Bank regulator hints at high loan-to-income mortgage crackdown
The banking regulator is warning that household debt remains too high and that Australia's debt binge is on a dangerous trajectory in an era of record low interest rates.
Key points:
- High loan-to-income mortgages are more prevalent than in other similar countries, such as the UK and Ireland
- APRA focusing on large loans to borrowers leaving them with little after tax income to pay other expenses
- Regulator has already cracked down on interest-only and investor home loans with growth limits and caps
Australian Prudential Regulation Authority (APRA) chairman Wayne Byres pointed to an environment of "heightened risk" as the banking watchdog ramps up its monitoring of responsible bank lending.
"Household indebtedness is high. Perhaps more importantly, the trajectory is clearly for it to rise further," Mr Byres told a business conference in Sydney.
"Lenders need to be vigilant to ensure their policies and practices are both prudent and responsible.
"In short, heightened risk requires heightened prudence by APRA but also — and preferably — by lenders and borrowers themselves."
Mr Byres said the regulator has only noted a "slight moderation" in borrowers being granted loans that represent six times their income, where borrowers need to commit half their after tax earnings to repayments.
"High LTI (loan-to-income lending) in Australia is well north of what has been permitted in other jurisdictions grappling with high house prices and low interest rates such as the UK and Ireland," Mr Byres said.

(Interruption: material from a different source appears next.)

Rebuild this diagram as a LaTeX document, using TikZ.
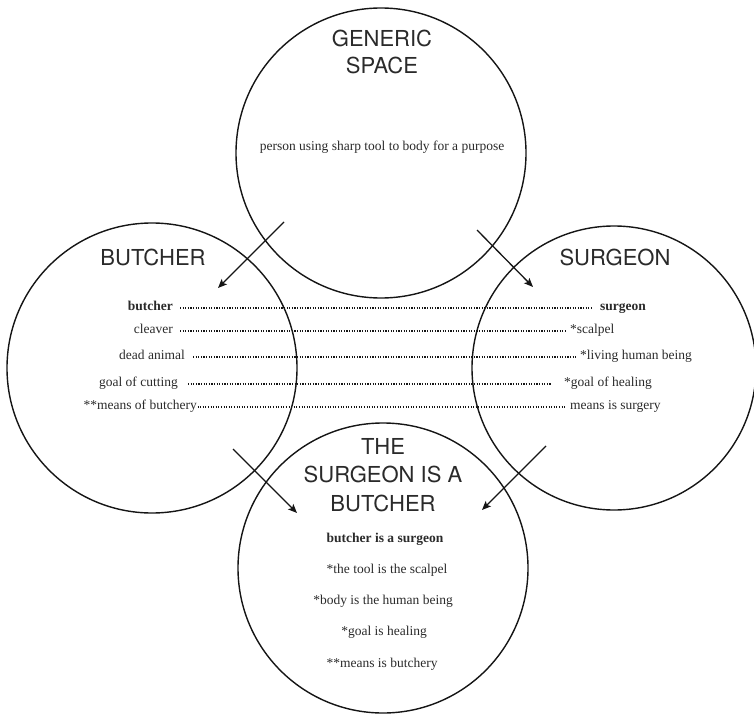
\documentclass[tikz,border=0pt]{standalone}
\usepackage{fontspec}
\setmainfont{Liberation Serif}
\newfontfamily\headfont{TeX Gyre Heros}
\usetikzlibrary{arrows.meta}
\definecolor{ink}{HTML}{2A2A2A}
\definecolor{rim}{HTML}{151515}

\begin{document}
\begin{tikzpicture}[x=1pt,y=-1pt,
  space/.style={circle, draw=rim, line width=1.4pt, minimum size=290pt, inner sep=0pt},
  spacetitle/.style={font=\headfont\fontsize{22}{27.5}\selectfont, text=ink, align=center, inner sep=0pt},
  item/.style={font=\fontsize{13.5}{16}\selectfont, text=ink, inner sep=0pt,
               text height=1.5ex, text depth=0.25ex},
  boldItem/.style={item, font=\bfseries\fontsize{13.5}{16}\selectfont},
  mapline/.style={draw=rim, line width=1.1pt, dash pattern=on 1.1pt off 1.5pt},
  projection/.style={draw=rim, line width=1.3pt, -{Stealth[length=9pt,width=7.5pt,inset=2pt]}}
]
\useasboundingbox (0,0) rectangle (754,714);

% the four mental spaces
\node[space] (generic) at (381,153) {};
\node[space] (butcher) at (152,368) {};
\node[space, minimum size=284pt] (surgeon) at (614,368) {};
\node[space] (blend)   at (383,568) {};

% space titles
\node[spacetitle] (genericT) at (382,52) {GENERIC\\SPACE};
\node[spacetitle] (butcherT) at (153,257) {BUTCHER};
\node[spacetitle] (surgeonT) at (615,257) {SURGEON};
\node[spacetitle, font=\headfont\fontsize{22}{28.5}\selectfont] (blendT) at (383,475)
  {THE\\SURGEON IS A\\BUTCHER};

% generic space content
\node[item] (gen1) at (382,148) {person using sharp tool to body for a purpose};

% input space 1: butcher
\node[boldItem, anchor=east] (b1) at (173,308) {butcher};
\node[item, anchor=east] (b2) at (173,331) {cleaver};
\node[item, anchor=east] (b3) at (185,357) {dead animal};
\node[item, anchor=east] (b4) at (178,384) {goal of cutting};
\node[item, anchor=east] (b5) at (197,407) {**means of butchery};

% input space 2: surgeon
\node[boldItem, anchor=west] (s1) at (600,308) {surgeon};
\node[item, anchor=west] (s2) at (570,331) {*scalpel};
\node[item, anchor=west] (s3) at (580,357) {*living human being};
\node[item, anchor=west] (s4) at (564,384) {*goal of healing};
\node[item, anchor=west] (s5) at (570,407) {means is surgery};

% cross-space mappings
\draw[mapline, shorten <=7pt,  shorten >=8pt]  (b1.east) -- (s1.west);
\draw[mapline, shorten <=7pt,  shorten >=5pt]  (b2.east) -- (s2.west);
\draw[mapline, shorten <=8pt,  shorten >=3pt]  (b3.east) -- (s3.west);
\draw[mapline, shorten <=10pt, shorten >=12pt] (b4.east) -- (s4.west);
\draw[mapline, shorten <=0.5pt, shorten >=5pt] (b5.east) -- (s5.west);

% blended space content
\node[boldItem] (m1) at (385,540) {butcher is a surgeon};
\node[item] (m2) at (387,571) {*the tool is the scalpel};
\node[item] (m3) at (383,602) {*body is the human being};
\node[item] (m4) at (384,633) {*goal is healing};
\node[item] (m5) at (382,665) {**means is butchery};

% projection arrows
\coordinate (genOutL) at (284,222);
\coordinate (butIn)   at (218,288);
\coordinate (genOutR) at (477,230);
\coordinate (surIn)   at (533,287);
\coordinate (butOut)  at (233,449);
\coordinate (surOut)  at (546,446);
\coordinate (blendInL) at (297,513);
\coordinate (blendInR) at (482,510);
\draw[projection] (genOutL) -- (butIn);
\draw[projection] (genOutR) -- (surIn);
\draw[projection] (butOut) -- (blendInL);
\draw[projection] (surOut) -- (blendInR);
\end{tikzpicture}
\end{document}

With housing loans representing over 60 per cent of lending in the Australian banking sector, the regulator has been ramping up measures to restrict loans to investors amid recent fears of a real estate bubble in Sydney, Melbourne and parts of Brisbane.
In a keynote address to the Australian Securitisation Forum, Mr Byres said a key focus for APRA will be to ensure housing borrowers are given loans they can realistically service.
Mr Byres said APRA will be paying "particular attention" to bank lending with a low net income surplus (NIS), which is what borrowers have left over after living expenses and debt repayments.
"Low net income surplus borrowers are obviously vulnerable to shocks, " Mr Byres said.
"We have been challenging lenders to ensure that their serviceability methodology is robust and that includes adequate conservatism to ensure that borrowers are not unduly exposed if their circumstances were to change."
While citing a "broadly positive picture", Mr Byres warned that the trend for non-performing housing loans was moving higher despite a "relatively benign" scenario for lenders and borrowers.
"It does support the proposition that the need to reinforce lending standards was warranted."
Mr Byres said strong growth to investors has been curtailed, with aggregate housing growth now at just over 6 per cent and cited the Reserve Bank's latest financial stability review declaring that an "imbalance" had been halted but not reversed.
"Lenders have been forced to improve their information management systems which, in the absence of any regulatory requirements, had grown lax," the regulator noted.
APRA's latest warning about rising household debt follows similar comments from the Reserve Bank of Australia, where governor Dr Philip Lowe has expressed concerns about debt servicing in an environment of low wages growth.
Earlier this year, APRA cracked down on interest-only home loans, ruling that they should comprise no more than 30 per cent of new lending in a given quarter.
Mr Byres said the new measure prompted a switch to principal and interest payments, with interest-only loans falling by 7 per cent or around $36 billion.